In my experience glass and grit is fastest and gives the most satisfactory results overall. The only downside is the dished-out glass that you eventually end up with and have to replace, but that and the grit are both cheap and easy to source. I used plates for a long time, and still use them for some things, but any time I've needed to really flatten a stone rather than just freshen the surface a little, I bust out the plate glass.
 
The two methods asked about are wildly different in practice. Loose abrasive on a flat plate is worlds better at lapping something flat vs abrasive in a binder. I use it for many things as well as dressing stones and resin bond stones. The trick to keeping the plate flat is to try lapping it flat with whatever you are trying to lap.
 
What are the specs you would recommend for the glass used to flatten?
 
I do my lapping in a plastic dish tote so I can catch any stray grit. Just select a piece of glass that'll fit whatever catch container you're using and that it's thick enough not to flex under pressure.
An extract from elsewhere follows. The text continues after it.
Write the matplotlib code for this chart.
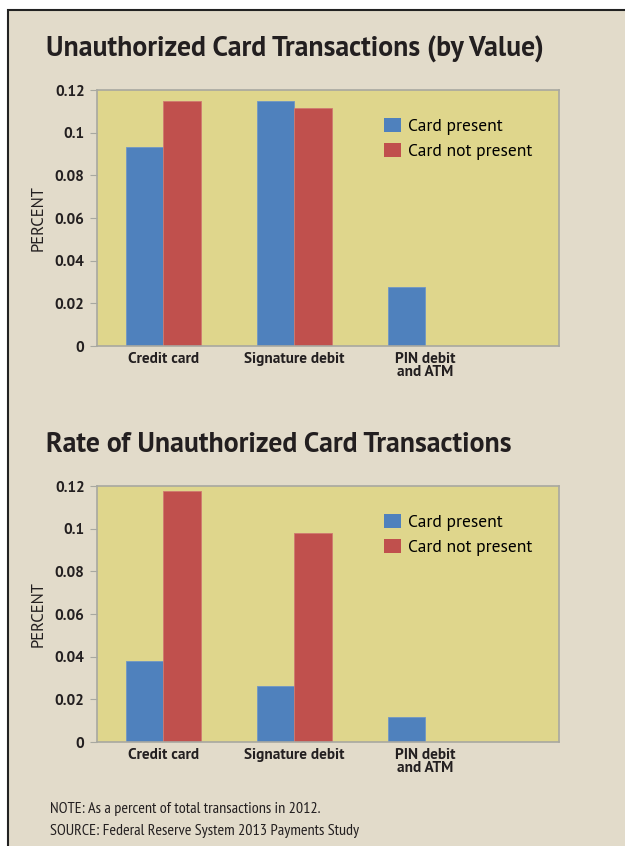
import matplotlib
matplotlib.use('Agg')
import matplotlib.pyplot as plt
import numpy as np
from matplotlib.patches import Rectangle, Patch

# data
categories = ['Credit card', 'Signature debit', 'PIN debit\nand ATM']
value_present = [0.0934, 0.115, 0.0278]
value_not_present = [0.115, 0.1116, 0.0]
rate_present = [0.038, 0.0262, 0.0116]
rate_not_present = [0.1175, 0.098, 0.0]
yticks = [0, 0.02, 0.04, 0.06, 0.08, 0.1, 0.12]
ytick_labels = ['0', '0.02', '0.04', '0.06', '0.08', '0.1', '0.12']
series_names = ['Card present', 'Card not present']
titles = ['Unauthorized Card Transactions (by Value)', 'Rate of Unauthorized Card Transactions']

BEIGE = '#e2dbca'
PLOT_BG = '#dfd68c'
BLUE = '#4f81bd'
RED = '#c0504d'
SPINE = '#a8a8a0'
INK = '#231f20'
NARROW_FONT = ['PT Sans Narrow', 'DejaVu Sans']
BODY_FONT = ['PT Sans', 'DejaVu Sans']

W, H = 625, 846
fig = plt.figure(figsize=(W / 100, H / 100), dpi=100, facecolor='white')
fig.add_artist(Rectangle((8 / W, -0.01), 1.0, (H - 10) / H + 0.01, transform=fig.transFigure,
                         facecolor=BEIGE, edgecolor='#222222', lw=1.5, zorder=-10))


def panel(top_px, present, not_present, title, title_y):
    ax = fig.add_axes([97 / W, (H - top_px - 256) / H, 462 / W, 256 / H])
    ax.set_facecolor(PLOT_BG)
    x = np.arange(len(categories))
    w = 0.285
    ax.bar(x - w / 2, present, w, color=BLUE, edgecolor='#6f96c6', lw=0.6, label=series_names[0])
    ax.bar(x + w / 2, not_present, w, color=RED, edgecolor='#cf7a70', lw=0.6, label=series_names[1])
    ax.set_xlim(-0.505, 3.02)
    ax.set_ylim(0, 0.12)
    ax.set_yticks(yticks)
    ax.set_yticklabels(ytick_labels, family=BODY_FONT, fontweight='bold', fontsize=11, color=INK)
    ax.set_xticks(x)
    ax.set_xticklabels(categories, family=BODY_FONT, fontweight='bold', fontsize=11, linespacing=0.95,
                       color=INK)
    ax.tick_params(axis='x', length=0, pad=4)
    ax.tick_params(axis='y', length=5, color=SPINE, pad=4)
    for s in ax.spines.values():
        s.set_color(SPINE)
        s.set_linewidth(1.2)
    ax.set_ylabel('PERCENT', family=BODY_FONT, fontsize=12, color=INK)
    ax.yaxis.set_label_coords(-0.11, 0.5)
    handles = [Patch(facecolor=BLUE), Patch(facecolor=RED)]
    ax.legend(handles, series_names, loc='upper left', bbox_to_anchor=(0.621, 0.892), frameon=False,
              borderpad=0, borderaxespad=0, handlelength=1.0, handleheight=0.9, handletextpad=0.4,
              labelspacing=0.45, prop={'family': BODY_FONT, 'size': 12.6})
    fig.text(46 / W, 1 - title_y / H, title, family=BODY_FONT, fontweight='bold', fontsize=20,
             color=INK, va='baseline')
    return ax


panel(90, value_present, value_not_present, titles[0], 57)
panel(486, rate_present, rate_not_present, titles[1], 452)

fig.text(50 / W, 1 - 813 / H, 'NOTE: As a percent of total transactions in 2012.', family=NARROW_FONT,
         fontsize=11.6, color=INK, va='baseline')
fig.text(50 / W, 1 - 835 / H, 'SOURCE: Federal Reserve System 2013 Payments Study', family=NARROW_FONT,
         fontsize=11.6, color=INK, va='baseline')

fig.savefig('out.png', dpi=100, facecolor=fig.get_facecolor())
You can typically find glass "cutting boards" very economically that do the job nicely.
 
Instead of the lapping or flattening stones whatever you want to call them for water stones,get a 140 or 400 grit Atoma diamond plate off ebay it will last you for years and if you are going to flatten really high grit stones that are 6 to 10K get a 1200 grit or finer diamond plate.

Your stones will wear back to their factory in no time,I have lapped Shapton Glass stones yet mine haven't needed it,but they are so hard I don't know if I would want to lap a 10K Shapton Glass with a 1200 diamond plate out of fear it would take forever for the Shapton stone to go back to it's factory grit.